China Meat Scandal: Rat and Fox Disguised as Lamb and Beef
Having a traditional lamb stew in a local restaurant in the Jiangsu Province, east China, you might have eventually found yourself chewing some fine rat meat, a police investigation has revealed.
Chinese authorities have arrested more than 900 people accused food-forgery crimes including the selling of rat meat and fox as beef and mutton.
A three-month police operation unveiled more than 380 cases of meat-related offences and more than 20,000 tonnes of faked food products the Ministry of Public Security in Beijing said.
"Police has uncovered 382 cases of water-injected meat, fake mutton and beef, diseased meat, toxic and harmful meat products," the ministry said.
A few examples of wrongdoings were singled out by the ministry.
In Jiangsu's city of Wuxi "suspects made fake mutton from fox, mink and rat by adding chemicals," Xinhua news agency reported. "The products were sold to markets and the suspects made more than 10 million yuan (£1m, $1.5m) from the illegal activities."
In the south-western Guizhou Province, police arrested six suspects working in two meat processing and selling who allegedly used "hydrogen peroxide solution to process chicken claws."
"With an output of 300 kg per day, suspects made more than 4 million yuan in profits," Xinhua said.
Chinese police said the crackdown came as part of a wider food-safety operation. Authorities are now focusing on crimes involving dairy products, an official said.

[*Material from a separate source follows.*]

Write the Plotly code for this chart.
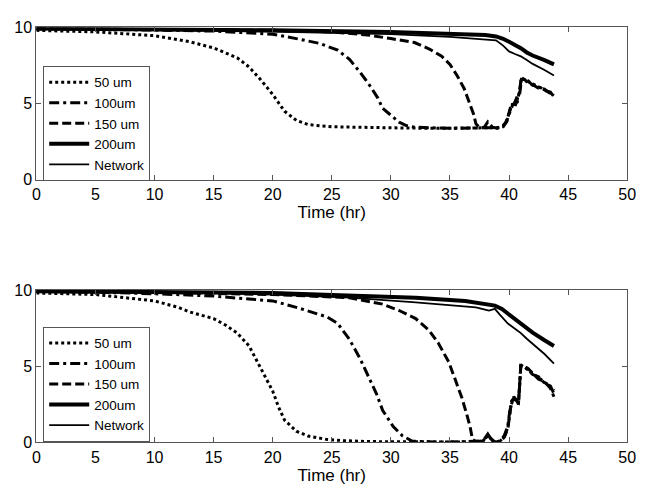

Food adulteration is a growing problem as China rapidly modernises. In 2011 32 people were charged with illegally selling reprocessed cooking oil.
In some cases oil was collected from drains behind restaurants and reused. Police found an underground factory that was supposed to transform oil waste into fuel but was branding the product as fresh cooking fat.
In 2008 an illegal mix of milk products and industrial chemical melamine killed at least six infants and made about 300,000 people ill.